## Begin

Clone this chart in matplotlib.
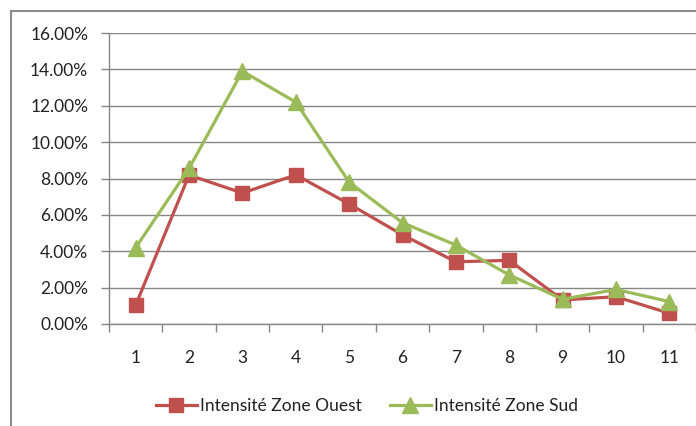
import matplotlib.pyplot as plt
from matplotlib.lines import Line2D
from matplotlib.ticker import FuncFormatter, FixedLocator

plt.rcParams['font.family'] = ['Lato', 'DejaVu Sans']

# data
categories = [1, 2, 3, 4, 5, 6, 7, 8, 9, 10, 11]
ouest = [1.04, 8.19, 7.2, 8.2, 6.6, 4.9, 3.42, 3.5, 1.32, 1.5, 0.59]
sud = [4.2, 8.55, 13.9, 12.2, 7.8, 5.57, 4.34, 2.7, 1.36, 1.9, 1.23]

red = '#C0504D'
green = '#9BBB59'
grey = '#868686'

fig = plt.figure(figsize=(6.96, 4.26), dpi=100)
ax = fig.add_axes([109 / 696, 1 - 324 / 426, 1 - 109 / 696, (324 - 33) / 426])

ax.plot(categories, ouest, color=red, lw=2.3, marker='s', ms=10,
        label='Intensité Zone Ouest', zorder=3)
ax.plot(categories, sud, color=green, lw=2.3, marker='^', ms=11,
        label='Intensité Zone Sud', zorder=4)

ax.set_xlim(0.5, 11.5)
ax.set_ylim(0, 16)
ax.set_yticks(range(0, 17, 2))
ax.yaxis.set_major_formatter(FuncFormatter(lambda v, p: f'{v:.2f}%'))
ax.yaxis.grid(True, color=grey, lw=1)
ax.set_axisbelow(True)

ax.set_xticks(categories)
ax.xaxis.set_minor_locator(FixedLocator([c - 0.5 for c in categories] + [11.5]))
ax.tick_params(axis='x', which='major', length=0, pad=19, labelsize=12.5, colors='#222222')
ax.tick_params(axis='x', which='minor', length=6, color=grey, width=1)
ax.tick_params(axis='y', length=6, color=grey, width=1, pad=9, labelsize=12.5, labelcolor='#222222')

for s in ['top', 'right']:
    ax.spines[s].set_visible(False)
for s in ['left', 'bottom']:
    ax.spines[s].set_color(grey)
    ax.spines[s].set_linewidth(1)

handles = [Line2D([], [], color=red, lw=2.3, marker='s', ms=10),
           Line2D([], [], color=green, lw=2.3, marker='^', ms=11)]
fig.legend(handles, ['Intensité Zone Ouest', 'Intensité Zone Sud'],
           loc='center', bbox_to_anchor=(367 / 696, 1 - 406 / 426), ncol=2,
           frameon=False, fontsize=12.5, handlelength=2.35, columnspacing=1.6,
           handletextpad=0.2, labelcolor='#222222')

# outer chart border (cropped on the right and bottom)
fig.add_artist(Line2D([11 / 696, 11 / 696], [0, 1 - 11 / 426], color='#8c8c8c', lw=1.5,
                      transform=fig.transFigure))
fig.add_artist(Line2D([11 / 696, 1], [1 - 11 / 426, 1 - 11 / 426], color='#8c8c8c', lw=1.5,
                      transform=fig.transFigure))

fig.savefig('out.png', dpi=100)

## End

**Exercise description**
Copy out every line of the material above that mentions the word "chart".

**Exercise solution**
Clone this chart in matplotlib.
# outer chart border (cropped on the right and bottom)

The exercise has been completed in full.